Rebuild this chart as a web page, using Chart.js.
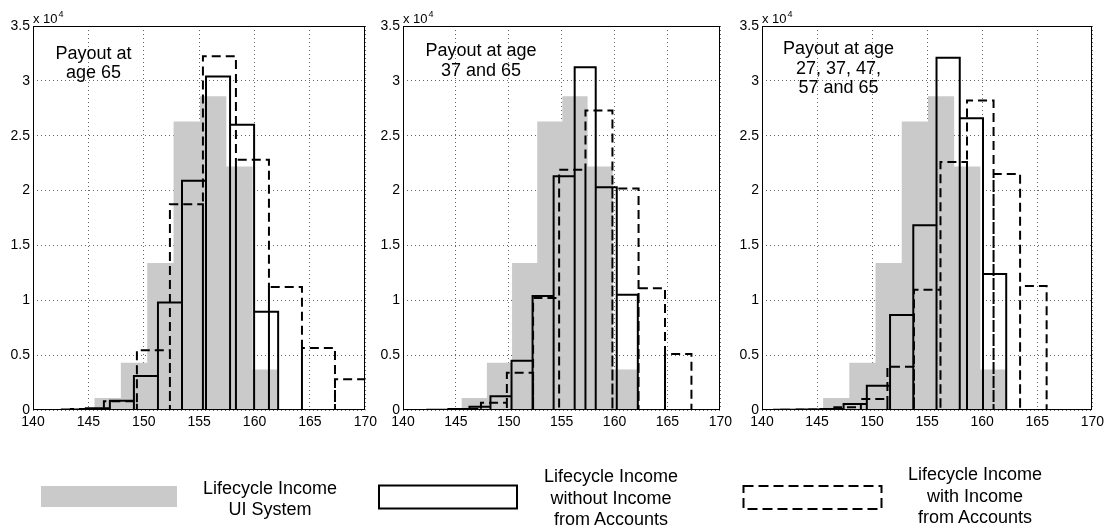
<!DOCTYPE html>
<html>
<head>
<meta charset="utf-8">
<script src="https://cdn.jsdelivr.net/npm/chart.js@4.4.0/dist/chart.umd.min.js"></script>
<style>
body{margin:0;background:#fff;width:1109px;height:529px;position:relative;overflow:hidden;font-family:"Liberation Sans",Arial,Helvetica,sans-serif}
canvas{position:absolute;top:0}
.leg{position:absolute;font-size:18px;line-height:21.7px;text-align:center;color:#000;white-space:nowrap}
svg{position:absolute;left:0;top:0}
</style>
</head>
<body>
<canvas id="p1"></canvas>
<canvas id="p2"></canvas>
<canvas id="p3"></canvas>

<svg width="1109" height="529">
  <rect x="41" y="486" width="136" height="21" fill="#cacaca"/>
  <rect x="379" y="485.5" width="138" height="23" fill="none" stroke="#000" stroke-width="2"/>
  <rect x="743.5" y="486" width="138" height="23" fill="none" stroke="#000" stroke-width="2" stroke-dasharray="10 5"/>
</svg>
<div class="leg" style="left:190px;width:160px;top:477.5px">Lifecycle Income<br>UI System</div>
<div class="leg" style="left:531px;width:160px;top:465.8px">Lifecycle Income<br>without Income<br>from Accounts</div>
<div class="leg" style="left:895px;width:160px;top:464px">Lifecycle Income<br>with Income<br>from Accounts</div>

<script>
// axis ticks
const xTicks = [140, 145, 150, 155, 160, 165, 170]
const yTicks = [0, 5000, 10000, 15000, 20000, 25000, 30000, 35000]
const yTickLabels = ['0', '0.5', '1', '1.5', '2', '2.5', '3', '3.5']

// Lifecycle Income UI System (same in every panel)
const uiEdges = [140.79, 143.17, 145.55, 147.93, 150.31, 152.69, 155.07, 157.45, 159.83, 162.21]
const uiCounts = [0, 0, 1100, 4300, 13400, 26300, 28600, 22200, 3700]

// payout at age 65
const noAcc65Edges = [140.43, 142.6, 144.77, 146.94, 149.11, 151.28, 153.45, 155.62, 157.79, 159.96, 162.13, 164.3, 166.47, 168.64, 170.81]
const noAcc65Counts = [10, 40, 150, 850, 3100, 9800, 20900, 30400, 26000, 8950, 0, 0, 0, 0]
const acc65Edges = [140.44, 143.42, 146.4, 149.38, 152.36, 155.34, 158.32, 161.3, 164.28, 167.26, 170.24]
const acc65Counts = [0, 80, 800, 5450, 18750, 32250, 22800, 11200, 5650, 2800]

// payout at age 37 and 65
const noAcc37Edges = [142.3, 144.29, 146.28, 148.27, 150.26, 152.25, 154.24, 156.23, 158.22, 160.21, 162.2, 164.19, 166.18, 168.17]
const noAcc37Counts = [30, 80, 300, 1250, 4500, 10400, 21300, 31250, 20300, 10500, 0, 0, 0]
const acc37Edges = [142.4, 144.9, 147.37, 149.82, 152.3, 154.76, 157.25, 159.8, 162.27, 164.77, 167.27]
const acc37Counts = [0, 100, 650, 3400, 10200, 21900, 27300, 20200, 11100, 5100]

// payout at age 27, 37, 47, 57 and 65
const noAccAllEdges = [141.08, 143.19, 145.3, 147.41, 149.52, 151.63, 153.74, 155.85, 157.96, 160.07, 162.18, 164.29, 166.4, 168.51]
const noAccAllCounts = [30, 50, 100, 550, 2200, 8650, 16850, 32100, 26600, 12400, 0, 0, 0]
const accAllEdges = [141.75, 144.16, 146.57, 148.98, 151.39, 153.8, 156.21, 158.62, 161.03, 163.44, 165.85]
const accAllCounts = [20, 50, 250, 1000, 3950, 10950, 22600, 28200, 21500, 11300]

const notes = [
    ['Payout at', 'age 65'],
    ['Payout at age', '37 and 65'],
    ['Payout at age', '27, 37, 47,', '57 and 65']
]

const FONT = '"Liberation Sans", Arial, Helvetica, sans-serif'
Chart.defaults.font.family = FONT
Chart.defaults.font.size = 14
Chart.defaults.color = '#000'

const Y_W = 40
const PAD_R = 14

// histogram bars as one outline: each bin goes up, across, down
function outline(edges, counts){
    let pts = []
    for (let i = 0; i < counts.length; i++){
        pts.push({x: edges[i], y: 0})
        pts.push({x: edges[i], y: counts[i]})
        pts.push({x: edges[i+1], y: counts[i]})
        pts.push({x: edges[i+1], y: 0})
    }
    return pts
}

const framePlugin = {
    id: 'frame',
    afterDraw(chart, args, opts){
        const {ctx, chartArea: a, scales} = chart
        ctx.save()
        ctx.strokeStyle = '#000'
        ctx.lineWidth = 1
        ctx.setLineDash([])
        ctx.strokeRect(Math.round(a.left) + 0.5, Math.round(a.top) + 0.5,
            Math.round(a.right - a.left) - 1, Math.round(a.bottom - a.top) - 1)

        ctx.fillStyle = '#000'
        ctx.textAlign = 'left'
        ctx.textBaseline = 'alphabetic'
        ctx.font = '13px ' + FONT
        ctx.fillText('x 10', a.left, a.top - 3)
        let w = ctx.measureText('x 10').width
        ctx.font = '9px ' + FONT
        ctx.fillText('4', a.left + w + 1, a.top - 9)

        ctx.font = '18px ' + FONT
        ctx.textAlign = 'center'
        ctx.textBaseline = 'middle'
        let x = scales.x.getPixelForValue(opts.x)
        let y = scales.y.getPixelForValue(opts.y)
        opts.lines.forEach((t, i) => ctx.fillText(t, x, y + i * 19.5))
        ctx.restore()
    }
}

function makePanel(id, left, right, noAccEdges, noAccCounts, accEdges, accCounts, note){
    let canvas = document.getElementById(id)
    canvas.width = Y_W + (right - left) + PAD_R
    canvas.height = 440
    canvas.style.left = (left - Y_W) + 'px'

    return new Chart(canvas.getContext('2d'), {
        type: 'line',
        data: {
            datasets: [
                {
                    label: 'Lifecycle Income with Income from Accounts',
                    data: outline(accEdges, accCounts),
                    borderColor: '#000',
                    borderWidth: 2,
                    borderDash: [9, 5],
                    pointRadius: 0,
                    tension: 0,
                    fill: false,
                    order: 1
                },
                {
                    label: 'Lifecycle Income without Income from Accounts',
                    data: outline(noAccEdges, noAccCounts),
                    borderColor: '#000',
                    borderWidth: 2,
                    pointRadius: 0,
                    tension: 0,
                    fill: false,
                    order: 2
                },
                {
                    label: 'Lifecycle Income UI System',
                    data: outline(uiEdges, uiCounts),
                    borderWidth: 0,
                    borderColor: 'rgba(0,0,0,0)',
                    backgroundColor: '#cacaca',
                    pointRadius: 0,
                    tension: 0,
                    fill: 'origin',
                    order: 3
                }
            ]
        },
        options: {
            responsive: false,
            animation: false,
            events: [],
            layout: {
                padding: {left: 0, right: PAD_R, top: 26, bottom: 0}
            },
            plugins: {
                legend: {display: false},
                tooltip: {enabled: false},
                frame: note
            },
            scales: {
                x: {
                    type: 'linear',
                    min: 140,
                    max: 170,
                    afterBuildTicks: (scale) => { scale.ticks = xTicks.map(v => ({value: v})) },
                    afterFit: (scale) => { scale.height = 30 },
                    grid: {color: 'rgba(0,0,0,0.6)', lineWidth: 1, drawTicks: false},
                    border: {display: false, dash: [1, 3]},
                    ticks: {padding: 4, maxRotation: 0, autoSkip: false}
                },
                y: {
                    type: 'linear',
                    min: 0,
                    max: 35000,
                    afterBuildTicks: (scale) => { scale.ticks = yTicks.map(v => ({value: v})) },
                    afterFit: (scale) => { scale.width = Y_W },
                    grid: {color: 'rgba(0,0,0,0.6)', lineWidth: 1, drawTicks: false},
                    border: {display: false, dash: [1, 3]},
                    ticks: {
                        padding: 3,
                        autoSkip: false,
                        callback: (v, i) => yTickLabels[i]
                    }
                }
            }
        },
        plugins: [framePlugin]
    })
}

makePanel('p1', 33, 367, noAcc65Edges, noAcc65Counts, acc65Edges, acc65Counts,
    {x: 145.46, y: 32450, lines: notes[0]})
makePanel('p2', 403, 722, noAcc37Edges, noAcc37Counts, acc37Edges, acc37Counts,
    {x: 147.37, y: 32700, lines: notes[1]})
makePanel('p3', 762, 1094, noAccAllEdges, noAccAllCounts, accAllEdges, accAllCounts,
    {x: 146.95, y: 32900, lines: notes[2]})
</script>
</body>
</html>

------------------------------

▸ EXERCISE TASK
Take the material above from its first line through the line holding "['0', '0.5', '1', '1.5', '2', '2.5', '3', '3.5']" and set it down exactly, without the pictures.

▸ ANSWER
Rebuild this chart as a web page, using Chart.js.
<!DOCTYPE html>
<html>
<head>
<meta charset="utf-8">
<script src="https://cdn.jsdelivr.net/npm/chart.js@4.4.0/dist/chart.umd.min.js"></script>
<style>
body{margin:0;background:#fff;width:1109px;height:529px;position:relative;overflow:hidden;font-family:"Liberation Sans",Arial,Helvetica,sans-serif}
canvas{position:absolute;top:0}
.leg{position:absolute;font-size:18px;line-height:21.7px;text-align:center;color:#000;white-space:nowrap}
svg{position:absolute;left:0;top:0}
</style>
</head>
<body>
<canvas id="p1"></canvas>
<canvas id="p2"></canvas>
<canvas id="p3"></canvas>

<svg width="1109" height="529">
  <rect x="41" y="486" width="136" height="21" fill="#cacaca"/>
  <rect x="379" y="485.5" width="138" height="23" fill="none" stroke="#000" stroke-width="2"/>
  <rect x="743.5" y="486" width="138" height="23" fill="none" stroke="#000" stroke-width="2" stroke-dasharray="10 5"/>
</svg>
<div class="leg" style="left:190px;width:160px;top:477.5px">Lifecycle Income<br>UI System</div>
<div class="leg" style="left:531px;width:160px;top:465.8px">Lifecycle Income<br>without Income<br>from Accounts</div>
<div class="leg" style="left:895px;width:160px;top:464px">Lifecycle Income<br>with Income<br>from Accounts</div>

<script>
// axis ticks
const xTicks = [140, 145, 150, 155, 160, 165, 170]
const yTicks = [0, 5000, 10000, 15000, 20000, 25000, 30000, 35000]
const yTickLabels = ['0', '0.5', '1', '1.5', '2', '2.5', '3', '3.5']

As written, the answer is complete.